Отчего автором выбрана для Фандорина именно эпоха последней четверти девятнадцатого века? («Азазель» ―1876 год, «Декоратор» ― 1889). Прежде всего, наверное, потому, что это время триумфа русской литературы, время наивысшей ее престижности (пародийный штрих ― Фандорин даже гостиницу выбирает ту, в которой сам граф Толстой останавливался). С другой стороны, это время отчасти напоминает наш конец 20 века ― становление либерализма, окончательный выбор прозападного пути, «разгул преступности». Параллели совершенно не навязываются автором ― это незавуалированный рассказ про нас. Если что-то и есть, то, скорее, какие-то комические соответствия ― малиновые кафтаны купчиков, поиск денег на достройку и роспись Храма, московский губернатор, афера – «пирамида» etc. Как ни странно, цикл о Фандорине ― неплохая пара к солженицынскому «Красному колесу». Почти тот же период, тот же набор исторических лиц. Но если для Солженицына это ― ключевой период, задавший всю дальнейшую российскую нестабильность, то Акунин никогда не нисходит более чем до легкой иронии. Это не Россия, которую мы потеряли, это герой, который остался только на бумаге. Фандорин ― герой нетрагический и немятущийся. Он плоский, линейный и жизнеутверждающий. Он ― единственный классицистский персонаж в этом многослойном постмодернистском повествовании.

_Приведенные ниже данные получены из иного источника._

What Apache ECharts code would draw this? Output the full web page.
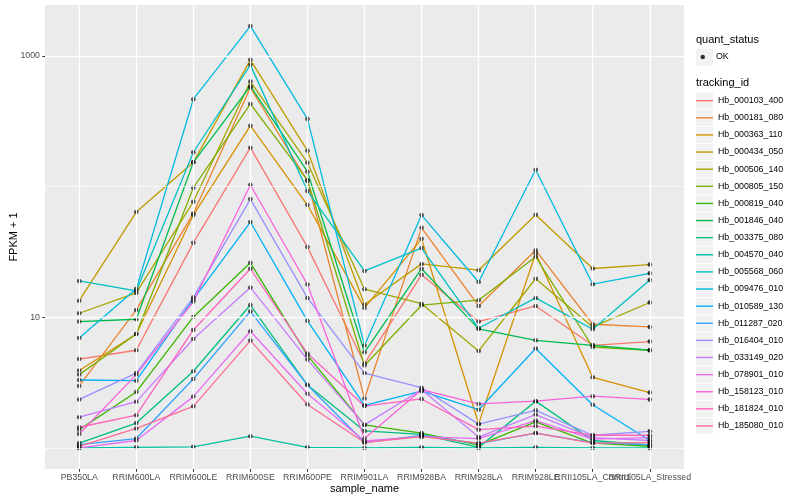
<!DOCTYPE html>
<html><head><meta charset="utf-8">
<script src="https://cdn.jsdelivr.net/npm/echarts@6/dist/echarts.min.js"></script>
<style>html,body{margin:0;padding:0;background:#fff}#c{width:800px;height:500px}</style>
</head><body><div id="c"></div>
<script>
const categories = ['PB350LA','RRIM600LA','RRIM600LE','RRIM600SE','RRIM600PE','RRIM901LA','RRIM928BA','RRIM928LA','RRIM928LE','RRII105LA_Control','RRII105LA_Stressed'];
const trackingIds = ['Hb_000103_400','Hb_000181_080','Hb_000363_110','Hb_000434_050','Hb_000506_140','Hb_000805_150','Hb_000819_040','Hb_001846_040','Hb_003375_080','Hb_004570_040','Hb_005568_060','Hb_009476_010','Hb_010589_130','Hb_011287_020','Hb_016404_010','Hb_033149_020','Hb_078901_010','Hb_158123_010','Hb_181824_010','Hb_185080_010'];
const colors = ['#F8766D','#EA8331','#D89000','#C09B00','#A3A500','#7CAE00','#39B600','#00BB4E','#00BF7D','#00C1A3','#00BFC4','#00BAE0','#00B0F6','#35A2FF','#9590FF','#C77CFF','#E76BF3','#FA62DB','#FF62BC','#FF6C91'];

// FPKM + 1 values, one array per tracking_id, in category order
const hb_000103_400 = [4.79, 5.59, 37.1, 198.3, 34.4, 4.42, 21.1, 9.27, 12.2, 6.10, 6.51];
const hb_000181_080 = [2.98, 11.37, 62.3, 571.6, 110.2, 2.39, 48.3, 12.2, 32.6, 8.84, 8.43];
const hb_000363_110 = [3.91, 7.45, 60.5, 292.4, 72.2, 11.78, 39.8, 1.53, 30.9, 3.47, 2.65];
const hb_000434_050 = [13.4, 63.8, 153.2, 931.7, 188.1, 12.5, 25.6, 22.9, 60.8, 23.6, 25.3];
const hb_000506_140 = [10.73, 15.36, 76.5, 635.6, 152.2, 16.4, 12.7, 5.52, 19.7, 8.43, 12.96];
const hb_000805_150 = [3.64, 7.45, 97.9, 428.7, 112.1, 4.27, 12.36, 13.5, 29.0, 5.92, 5.59];
const hb_000819_040 = [1.38, 2.68, 10.05, 26.1, 5.11, 1.50, 1.30, 1.05, 1.58, 1.09, 1.03];
const hb_001846_040 = [9.27, 9.65, 153.2, 585.9, 129.8, 5.39, 23.5, 8.14, 6.66, 6.10, 5.59];
const hb_003375_080 = [1.09, 1.55, 3.86, 12.4, 3.03, 1.35, 1.27, 1.01, 2.28, 1.14, 1.05];
const hb_004570_040 = [1.0, 1.01, 1.02, 1.23, 1.01, 1.0, 1.01, 1.0, 1.01, 1.0, 1.0];
const hb_005568_060 = [18.97, 15.9, 182.9, 853.1, 92.4, 22.6, 33.8, 8.23, 14.05, 8.09, 19.3];
const hb_009476_010 = [6.94, 16.5, 465.9, 1689, 329.0, 6.07, 60.5, 18.6, 134.5, 17.9, 21.7];
const hb_010589_130 = [3.31, 3.27, 13.7, 53.5, 9.37, 2.12, 2.72, 1.96, 5.76, 2.14, 1.14];
const hb_011287_020 = [1.06, 1.18, 3.37, 11.1, 3.03, 1.10, 1.25, 1.08, 1.30, 1.10, 1.06];
const hb_016404_010 = [2.35, 3.74, 14.2, 80.2, 14.05, 3.74, 2.89, 1.52, 1.94, 1.25, 1.34];
const hb_033149_020 = [1.72, 2.26, 6.82, 16.9, 4.74, 1.50, 2.79, 1.21, 1.80, 1.20, 1.14];
const hb_078901_010 = [1.0, 1.14, 2.47, 7.81, 2.60, 1.13, 1.22, 1.18, 1.62, 1.17, 1.20];
const hb_158123_010 = [1.28, 3.64, 13.2, 102.7, 17.8, 1.18, 2.79, 2.17, 2.28, 2.49, 2.35];
const hb_181824_010 = [1.44, 1.78, 7.99, 23.5, 5.27, 2.09, 2.37, 1.38, 1.47, 1.25, 1.25];
const hb_185080_010 = [1.03, 1.41, 2.08, 6.63, 2.15, 1.10, 1.22, 1.09, 1.30, 1.09, 1.10];

const yTickLabels = [10, 1000];
const yMinorBreaks = [1, 100];

const seriesValues = [hb_000103_400, hb_000181_080, hb_000363_110, hb_000434_050, hb_000506_140, hb_000805_150, hb_000819_040, hb_001846_040, hb_003375_080, hb_004570_040, hb_005568_060, hb_009476_010, hb_010589_130, hb_011287_020, hb_016404_010, hb_033149_020, hb_078901_010, hb_158123_010, hb_181824_010, hb_185080_010];

const FONT = 'Liberation Sans, Arial, Helvetica, sans-serif';
const catPos = categories.map((c, i) => i + 1);
// labels split across two axes so that the overlapping neighbours both stay visible
const labelPosA = catPos.filter(p => p % 2 === 1);
const labelPosB = catPos.filter(p => p % 2 === 0);

const lineSeries = trackingIds.map((id, i) => ({
  type: 'line', name: id,
  data: seriesValues[i].map((v, j) => [j + 1, v]),
  symbol: 'none', z: 3, silent: true,
  lineStyle: { width: 1.3, color: colors[i] },
  itemStyle: { color: colors[i] },
  emphasis: { disabled: true }
}));

const pointData = [];
seriesValues.forEach(arr => arr.forEach((v, j) => pointData.push([j + 1, v])));

const gridLines = [];
catPos.forEach(p => gridLines.push({ xAxis: p, lineStyle: { width: 1.42 } }));
yTickLabels.forEach(v => gridLines.push({ yAxis: v, lineStyle: { width: 1.42 } }));
yMinorBreaks.forEach(v => gridLines.push({ yAxis: v, lineStyle: { width: 0.71 } }));

// legend key backgrounds
const keyRects = [];
keyRects.push({ type: 'rect', left: 696, top: 48.5, shape: { width: 17, height: 17 }, style: { fill: '#F2F2F2' }, z: 0 });
trackingIds.forEach((id, i) => {
  keyRects.push({ type: 'rect', left: 696, top: 92.6 + 17.12 * i, shape: { width: 17, height: 16.2 }, style: { fill: '#F2F2F2' }, z: 0 });
});

function xAxisDef(labelPos, withName) {
  return {
    type: 'value', min: 0.4, max: 11.6, position: 'bottom', offset: 0,
    name: withName ? 'sample_name' : '', nameLocation: 'middle', nameGap: 14.5, nameMoveOverlap: false,
    nameTextStyle: { fontFamily: FONT, fontSize: 11, color: '#000' },
    axisLine: { show: false },
    axisTick: { show: true, length: 2.75, lineStyle: { color: '#333', width: 1 }, customValues: labelPos },
    axisLabel: { customValues: labelPos, margin: 4.5, fontFamily: FONT, fontSize: 8.8, color: '#4D4D4D',
      hideOverlap: false, showMinLabel: true, showMaxLabel: true,
      formatter: v => categories[Math.round(v) - 1] || '' },
    splitLine: { show: false }
  };
}

const option = {
  animation: false,
  backgroundColor: '#fff',
  color: colors,
  grid: { left: 45, right: 116, top: 5, bottom: 31, show: true, backgroundColor: '#EBEBEB', borderWidth: 0, containLabel: false, outerBoundsMode: 'none' },
  xAxis: [xAxisDef(labelPosA, true), xAxisDef(labelPosB, false)],
  yAxis: {
    type: 'log', logBase: 10, min: 0.69, max: 2449,
    name: 'FPKM + 1', nameLocation: 'middle', nameGap: 25.5, nameRotate: 90, nameMoveOverlap: false,
    nameTextStyle: { fontFamily: FONT, fontSize: 11, color: '#000' },
    axisLine: { show: false },
    axisTick: { show: true, length: 2.75, lineStyle: { color: '#333', width: 1 }, customValues: yTickLabels },
    axisLabel: { customValues: yTickLabels, margin: 5, fontFamily: FONT, fontSize: 8.8, color: '#4D4D4D',
      formatter: v => String(Math.round(v)) },
    splitLine: { show: false },
    minorSplitLine: { show: false }
  },
  legend: [
    {
      orient: 'vertical', left: 700.5, top: 51, padding: 0, itemGap: 0,
      itemWidth: 4.5, itemHeight: 4.5, selectedMode: false,
      data: [{ name: 'OK', icon: 'circle', itemStyle: { color: '#000', borderWidth: 0 } }],
      textStyle: { fontFamily: FONT, fontSize: 8.8, color: '#000', lineHeight: 12, padding: [0, 0, 0, 6] }
    },
    {
      orient: 'vertical', left: 696, top: 94.7, padding: 0, itemGap: 5.12,
      itemWidth: 17, itemHeight: 17.12, selectedMode: false,
      data: trackingIds.map((id, i) => ({ name: id, icon: 'path://M0,0L17,0L17,1.4L0,1.4Z', itemStyle: { color: colors[i], borderWidth: 0 } })),
      textStyle: { fontFamily: FONT, fontSize: 8.8, color: '#000', lineHeight: 12 }
    }
  ],
  graphic: keyRects.concat([
    { type: 'text', left: 696, top: 34, style: { text: 'quant_status', font: '11px ' + FONT, fill: '#000' }, z: 5 },
    { type: 'text', left: 696, top: 77.5, style: { text: 'tracking_id', font: '11px ' + FONT, fill: '#000' }, z: 5 }
  ]),
  series: [
    {
      type: 'line', name: '_grid', data: [], z: 1, silent: true, symbol: 'none',
      markLine: { silent: true, symbol: ['none', 'none'], label: { show: false }, animation: false,
        lineStyle: { color: '#FFFFFF', type: 'solid' }, emphasis: { disabled: true }, data: gridLines }
    }
  ].concat(lineSeries).concat([
    {
      type: 'scatter', name: 'OK', data: pointData, symbol: 'circle', symbolSize: 4.5, z: 4, silent: true,
      itemStyle: { color: '#000' }, emphasis: { disabled: true }
    }
  ])
};

const chart = echarts.init(document.getElementById('c'), null, { renderer: 'canvas' });
chart.setOption(option);
</script></body></html>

Серия книг об Эрасте Петровиче ― непросто череда похождений ловкого ищейки; это еще и жизнеописание. Каждой книге соответствует какой-то год, и промежутки между ними иногда довольно значительны. Фандорин взрослеет и меняется ― в отличие от раз и навсегда сложившихся сыщиков Кристи и нестареющих суперменов типа Бонда. Там герой ― только логическая машина с идиотскими привычками или плэйбой с белыми зубами. Для Акунина Фандорин важен как личность.